Will the 2013 budget lift education out of decadence?
ON October 10, 2012, President Goodluck Jonathan presented the 2013 budget proposal to a joint session of the National Assembly. A total sum of N426.53 billion was proposed as allocation to the education sector.
This is 8.7percent of the budget but only a small portion of it; a mere N60 billion (14 percent) is for capital projects as the rest is for overhead. What this means is that Nigeria is so far away from meeting the UNESCO recommendation of 26 percent.
For us in the Education Rights Campaign, ERC, this allocation is too little to resolve the multitude of problems afflicting the education sector which ranges from lack of basic teaching and learning infrastructures, collapsing school buildings, inadequate teaching and non-teaching staff, inadequate number of schools to accommodate increasing numbers of applicants, an underpaid workforce, brain drain, mass failure, over 40 percent illiteracy rate, etc.
We therefore call on the National Assembly to increase the 2013 budgetary allocation to education to 26 percent of the total budget as recommended by UNESCO. This should not be the end but rather the starting point of government’s efforts to provide free and universal public education at all levels as enshrined in the Constitution.
We must note that since the presentation of the budget, several individuals and groups, most of whom are mere habitual government praise – singers, have gone to town claiming that the budget proposal accords the education sector the highest share of allocations and that this is evidence of government’s commitment to repositioning public education in Nigeria. To start with, this is a malicious lie! In the same budget, about 12 percent is to go to debt servicing!
Chief among the motley crew of praise-singers is the National Association of Nigerian Students, NANS- a platform which used to be at the forefront of the campaign for adequate funding of education.
In a recent press statement signed by its President, Dauda Muhammed, the association was full of praises and adoration for the Federal Government. According to the NANS: “The present commitment of the President Jonathan administration can be seen as a step in the right direction towards the attainment of our age-long agitation for the actualization of the 26 percent minimum allocation to education as recommended by UNESCO”(Daily Trust, 12/10/12).
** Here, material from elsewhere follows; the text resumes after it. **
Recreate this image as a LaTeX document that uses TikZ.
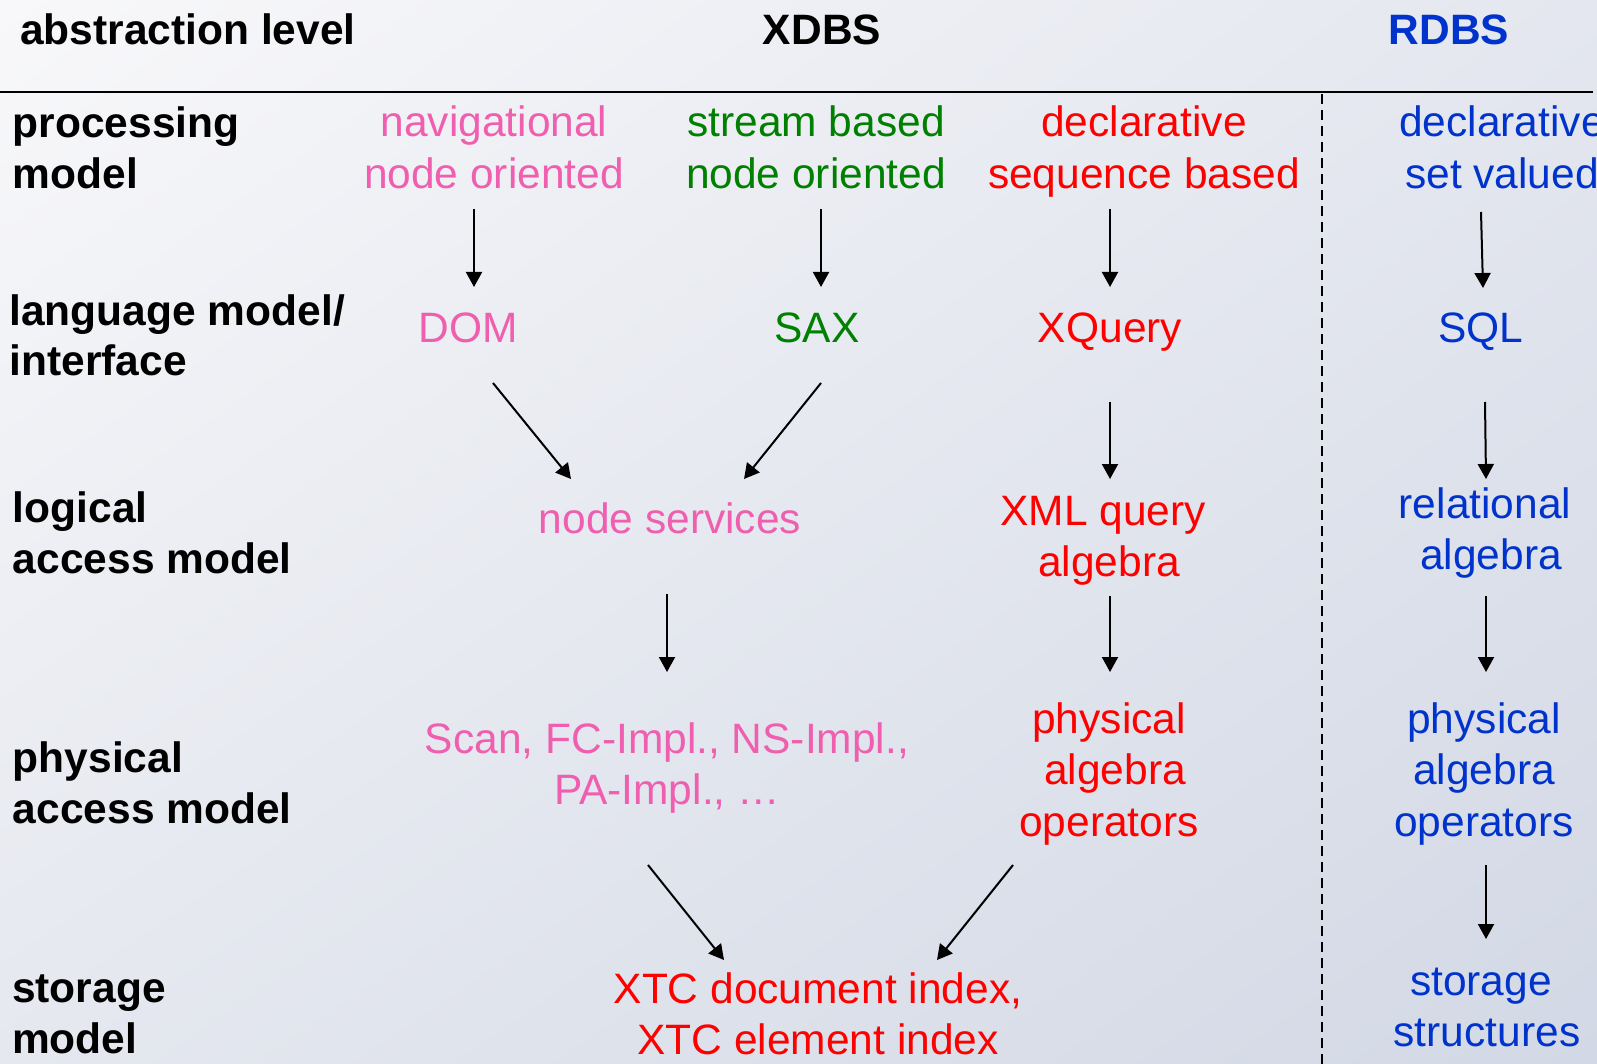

The ERC disagrees with this kind of uncritical and highly jaundiced view of the 2013 budget proposal. This statement shows how completely degenerate and increasingly pro-government the national leadership of NANS has become over the years.
In any case, the ERC does not believe the 2013 budget reflects any commitment whatsoever on the part of government towards improving the fortunes of the education sector. Instead, considering the 2013 budget proposal whose size is a whopping N4.92 trillion is about 5 percent bigger than the 2012 budget, this allocation to education reflects completely the opposite.
Allocation to education only increased marginally from 8.43 percent last year to 8.7 percent in the 2013 budget. Meanwhile, the President in his budget speech admitted that the 2013 appropriation bill is 5 percent bigger than the 2012 budget.
Of course, by the time the National Assembly finishes work on it which is really about inflating its own perks of office, the budget should be expected to be way bigger than this and the percentage allocation to education will drop further.
Indeed at this rate, NANS’ hope that the 2013 budget proposal is “a step in the right direction towards the attainment of our age-long agitation for the actualization of the 26 percent minimum allocation to education as recommended by UNESCO” will most certainly never be realised either now or in the foreseeable future.
As experience has shown, as fiscal outlays (budget size) increases so also does the share of the education sector and other key sectors that directly impacts on the lives of ordinary Nigerians decrease.
This is because the priority allocation in budgets often goes to security, debt servicing and the perks of office of the Presidency, National Assembly members and the government bureaucracy.
For instance, in the same budget, a sum of N1.12 billion is apportioned as money to purchase two new helicopters for the Presidential air fleet, N1.5 billion for the ‘welfare’ of the Presidency and N5.5 billion for past heads of state and their deputies.
However, another point which government praise singers have overlooked in their haste to label President Jonathan as education-friendly is the fact that the Federal Government recently established about nine new Federal universities which are being built right from the scratch.
Against this background, allocation to education should naturally be expected to double or triple over last year’s with a huge portion voted for capital projects.
Unfortunately this is not the case which means government is expecting to pay for the building of infrastructures in the new universities by charging sky-rocketing fees. Already fees have been hiked in some federal and state universities with many students facing the bleak prospect of dropping out.
Mr. HASSAN SOWETO, a social critic, wrote from Lagos.